Si tratterebbe di un gesto di rottura rispetto alla politica di tutti gli altri governi che intrattengono relazioni diplomatiche con lo Stato ebraico, i quali continuano a mantenere le loro sedi diplomatiche a Tel Aviv dal momento che considerano i quartieri orientali della Città Santa parte dei Territori palestinesi occupati con la guerra dei Sei giorni del 1967. Ciò a prescindere dal fatto che Israele abbia sempre considerato Gerusalemme come propria capitale e l’abbia giuridicamente dichiarata tale con una legge del 1980.

Il Congresso degli Stati Uniti deliberò nel 1995 il trasferimento dell’ambasciata entro il 1999. Avvalendosi, però, delle prerogative riconosciute alla Casa Bianca, tutti i presidenti succedutisi in carica (Bill Clinton, George W. Bush e Barack Obama) hanno reiterato – di semestre in semestre – una sospensiva tuttora in vigore. L’ultima firmata da Barack Obama cesserà di produrre effetti il primo giugno prossimo, tra quindici giorni. A Trump basterebbe non firmarne un’altra per dare il via al trasferimento dell’ambasciata.

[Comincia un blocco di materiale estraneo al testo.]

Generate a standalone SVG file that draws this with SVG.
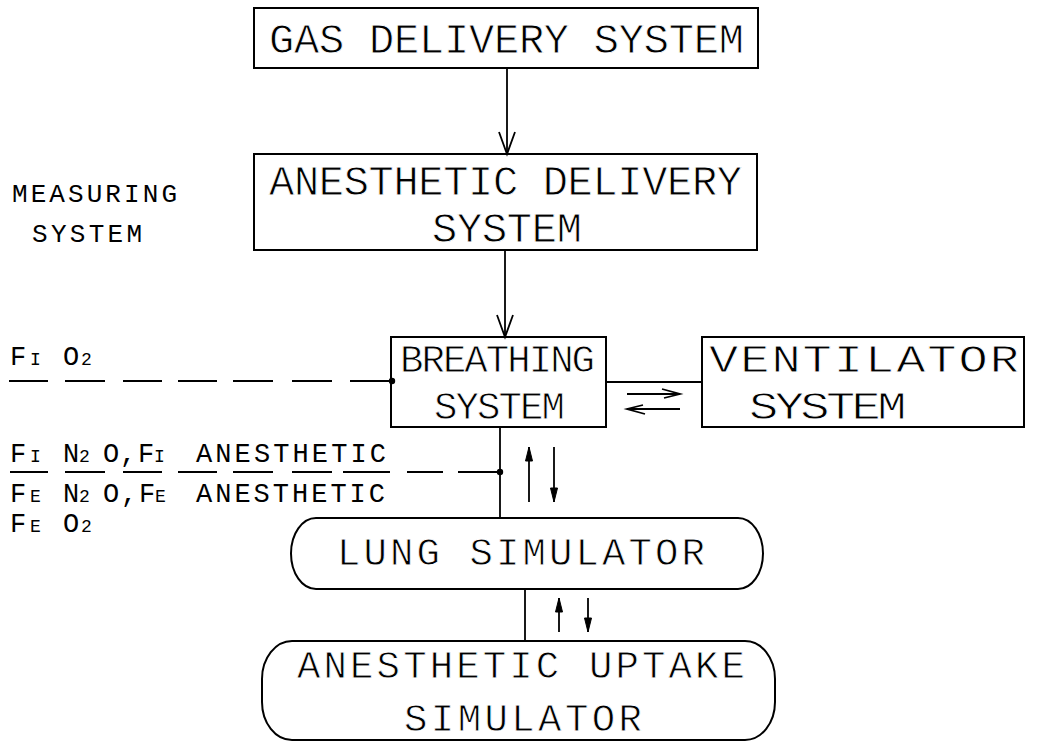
<svg xmlns="http://www.w3.org/2000/svg" width="1052" height="746" viewBox="0 0 1052 746">
<style>
.box{fill:none;stroke:#000;stroke-width:2}
.ln{fill:none;stroke:#000;stroke-width:1.8}
.dash{fill:none;stroke:#000;stroke-width:1.8}
text{font-family:"Liberation Mono","DejaVu Sans Mono",monospace;fill:#000;stroke:#fff;stroke-width:0.8}
.big{font-size:42px}
.mid{font-size:39px}
.lbl{font-size:27px;stroke:none}
.sm{font-size:18px}
.meas{font-size:26px;stroke:none}
</style>
<defs>
<marker id="vopen" markerUnits="userSpaceOnUse" markerWidth="30" markerHeight="30" refX="0" refY="0" orient="auto" overflow="visible">
<path d="M-22,-8 L0,0 L-22,8" fill="none" stroke="#000" stroke-width="1.8"/>
</marker>
<marker id="small" markerUnits="userSpaceOnUse" markerWidth="20" markerHeight="20" refX="0" refY="0" orient="auto" overflow="visible">
<path d="M-14,-3.5 L0,0 L-14,3.5 Z" fill="#000" stroke="#000" stroke-width="1"/>
</marker>
<marker id="harp" markerUnits="userSpaceOnUse" markerWidth="20" markerHeight="20" refX="0" refY="0" orient="auto" overflow="visible">
<path d="M-18,-5 L0,0 L-16,4" fill="none" stroke="#000" stroke-width="1.8"/>
</marker>
</defs>
<rect x="0" y="0" width="1052" height="746" fill="#fff"/>

<g id="gas">
<rect class="box" x="254" y="8" width="504" height="60"/>
<text class="big" x="269" y="53" textLength="475" lengthAdjust="spacing">GAS DELIVERY SYSTEM</text>
</g>

<g id="anesthetic-delivery">
<rect class="box" x="254" y="154" width="503" height="96"/>
<text class="big" x="269" y="195" textLength="473" lengthAdjust="spacing">ANESTHETIC DELIVERY</text>
<text class="big" x="432" y="242" textLength="150" lengthAdjust="spacing">SYSTEM</text>
</g>

<g id="breathing">
<rect class="box" x="391" y="337" width="215" height="90"/>
<text class="mid" x="400" y="372" textLength="195" lengthAdjust="spacing">BREATHING</text>
<text class="mid" x="434" y="419" textLength="131" lengthAdjust="spacing">SYSTEM</text>
</g>

<g id="ventilator">
<rect class="box" x="702" y="337" width="322" height="90"/>
<text class="mid" transform="scale(1.25,1)" x="567.2" y="372" textLength="248" lengthAdjust="spacing">VENTILATOR</text>
<text class="mid" transform="scale(1.25,1)" x="599.2" y="419" textLength="126" lengthAdjust="spacing">SYSTEM</text>
</g>

<g id="lung">
<path class="box" d="M316,518 H738 A25,35.5 0 0 1 738,589 H316 A25,35.5 0 0 1 316,518 Z"/>
<text class="mid" x="337" y="565" textLength="368" lengthAdjust="spacing">LUNG SIMULATOR</text>
</g>

<g id="uptake">
<rect class="box" x="262" y="641" width="513" height="99" rx="30" ry="38"/>
<text class="mid" x="297" y="678" textLength="448" lengthAdjust="spacing">ANESTHETIC UPTAKE</text>
<text class="mid" x="404" y="731" textLength="238" lengthAdjust="spacing">SIMULATOR</text>
</g>

<g id="measuring">
<text class="meas" x="12" y="202" textLength="165" lengthAdjust="spacing">MEASURING</text>
<text class="meas" x="32" y="242" textLength="110" lengthAdjust="spacing">SYSTEM</text>
</g>

<g id="measure-labels">
<text class="lbl" y="365"><tspan x="10">F</tspan><tspan x="30" class="sm">I</tspan><tspan x="63">O</tspan><tspan x="81" class="sm">2</tspan></text>
<text class="lbl" y="462"><tspan x="10">F</tspan><tspan x="30" class="sm">I</tspan><tspan x="63">N</tspan><tspan x="79" class="sm">2</tspan><tspan x="103">O</tspan><tspan x="120">,</tspan><tspan x="138">F</tspan><tspan x="154" class="sm">I</tspan><tspan x="196" textLength="190" lengthAdjust="spacing">ANESTHETIC</tspan></text>
<text class="lbl" y="502"><tspan x="10">F</tspan><tspan x="30" class="sm">E</tspan><tspan x="63">N</tspan><tspan x="79" class="sm">2</tspan><tspan x="103">O</tspan><tspan x="121">,</tspan><tspan x="139">F</tspan><tspan x="155" class="sm">E</tspan><tspan x="196" textLength="189" lengthAdjust="spacing">ANESTHETIC</tspan></text>
<text class="lbl" y="532"><tspan x="10">F</tspan><tspan x="30" class="sm">E</tspan><tspan x="63">O</tspan><tspan x="81" class="sm">2</tspan></text>
</g>

<g id="connectors">
<line class="ln" x1="507" y1="68" x2="507" y2="154" marker-end="url(#vopen)"/>
<line class="ln" x1="505" y1="250" x2="505" y2="337" marker-end="url(#vopen)"/>
<line class="ln" x1="606" y1="382" x2="702" y2="382"/>
<line class="ln" x1="627" y1="394" x2="680" y2="394" marker-end="url(#harp)"/>
<line class="ln" x1="680" y1="409" x2="627" y2="409" marker-end="url(#harp)"/>
<line class="ln" x1="500" y1="427" x2="500" y2="518"/>
<line class="ln" x1="529" y1="502" x2="529" y2="447" marker-end="url(#small)"/>
<line class="ln" x1="554" y1="447" x2="554" y2="502" marker-end="url(#small)"/>
<line class="ln" x1="525" y1="589" x2="525" y2="641"/>
<line class="ln" x1="559" y1="632" x2="559" y2="598" marker-end="url(#small)"/>
<line class="ln" x1="588" y1="598" x2="588" y2="632" marker-end="url(#small)"/>
<path class="dash" d="M9,381H48 M65,381H105 M123,381H162 M178,381H217 M233,381H273 M292,381H332 M350,381H391"/>
<path class="dash" d="M10,472H48 M65,472H105 M123,472H162 M178,472H217 M233,472H273 M292,472H332 M343,472H390 M407,472H443 M458,472H500"/>
<circle cx="392" cy="381" r="3.2" fill="#000"/>
<circle cx="500" cy="472" r="3.2" fill="#000"/>
</g>
</svg>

A Washington valutano tutte le possibili ricadute di un tale passo, con riguardo alla pacificazione della regione e agli interessi strategici degli Usa.

Il governo di Benjamin Netanyahu pubblicamente ripete di essere a favore. Il portavoce del primo ministro ha subito commentato le esternazioni di Tillerson dichiarando che «il trasloco dell’ambasciata non danneggerebbe il processo di pace. Al contrario, gli farebbe fare passi avanti correggendo una storica ingiustizia e mandando in frantumi le fantasie palestinesi secondo le quali Gerusalemme non è capitale di Israele». Netanyahu, dice il governo israeliano, ha più volte espresso questa convinzione a Trump e a Tillerson nei mesi scorsi.

Anche gli Stati arabi – inclusi i più stretti alleati degli Usa nell’area, Egitto e Giordania, che sono tra l’altro gli unici due ad aver firmato trattati di pace con Israele – hanno messo in atto un pressing sulla Casa Bianca perché desista dal trasferimento dall’ambasciata. Un simile atto, dicono, non farebbe che accrescere le tensioni e le violenze nell’area. La vedono così, secondo i media israeliani, anche gli stessi servizi di sicurezza dello Stato ebraico.

Va ricordato che le bozze di accordi di pace che prevedono la nascita di uno Stato di Palestina includono anche la clausola che considera Gerusalemme Est capitale palestinese.